2) Corners (Man to man marking)
Man to man marking is the simplest way of defending corners and easy to make it consistently tough to score from corners.
a) About 25% of corners don't clear the nearest man in the box. Therefore it is essential we have the front man (1) in the box and that the ball doesn't get through him if head height or below. Thus we should have a man about 3 yards from the near post towards the corner flag and in front of any attacker. This player's body should stay open so to track any runs to get in front of him. He should use the pace of the ball to clear 1) high, 2) long and 3) wide in that order of priority. The player should not swing on clearances as it is trying to generate unnecessary power and risks slicing the ball which causes unnecessary danger.
b) There should be a player marking each of the posts (4+5). This should be the two smallest players in the midfield or defence, so that the tallest players can challenge from the cross as prevention of the header being won is better than cure of having to block the shot. Post players (4+5) should stand to the side of the posts facing the corner taker in case the ball goes through the near post man. This allows them to clear. For this reason, the predominantly right footed player should be on the right hand post so he has the outside foot to hook the ball clear and vice versa. If the ball doesn't go to the post players, they should quickly move to inside the post and move slightly away from the post, ready to clear a shot/header. These players should not swing at the clearance but use the pace of the shot to clear the shot.
c) Be careful not to block the keeper's space by marking the keeper's marker. The keeper should be able to deal with him on his own and win aerial balls with this player as he can use his hands. Thus the player should stand in a position where he is aware of the man and can track him run but is not impeding his own keeper.
d) On a short corner, the post players (4+5) should step off the line and the line move up instantly to in line with the ball carrier. This moves the opposition as far away from the goal as possible to make scoring more difficult.
e) If the keeper calls "keepers" for the ball, players in the vicinity should protect him by blocking off surrounding players, not by just leaving him to take the ball.
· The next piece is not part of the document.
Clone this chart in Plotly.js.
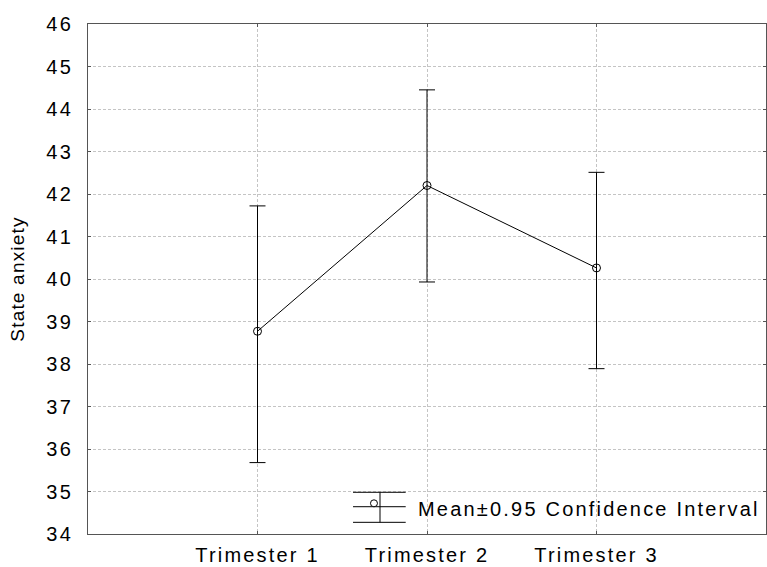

f) The rest of the players should aim to be inside and behind their men with their body open so they can see the ball and their player and track their opponent's run. They should be very aware of the near post run, which if untracked can lead to an easy header/shot to goal. Balls to the far post are still important but leave us more time to judge.
g) Players should not get sucked too easily into false runs. Players often close their body to near post runs and fail to track the secondary run of their man. Be aware of this and keep your body open.
h) once you have tracked your man, you may be in the vicinity to challenge for the header. Make sure you do challenge for the header even if you think your opponent will beat you to the ball. At the very least try to put him off by making sure there is body contact as you jump to affect his balance as he jumps.
i) Finally once the ball is headed clear or drops in the box, it is very important that if the ball is anywhere near you, you instantly challenge for the ball and put in a clearance. Don't look to see who is closest or wait for someone else to clear the ball. In this situation, marking is irrelevant and anyone in the vicinity needs to take responsibility to make the clearance. If the ball is cleared, everyone should charge out to pressure the ball and to clear the opposition as far away from the goal as possible.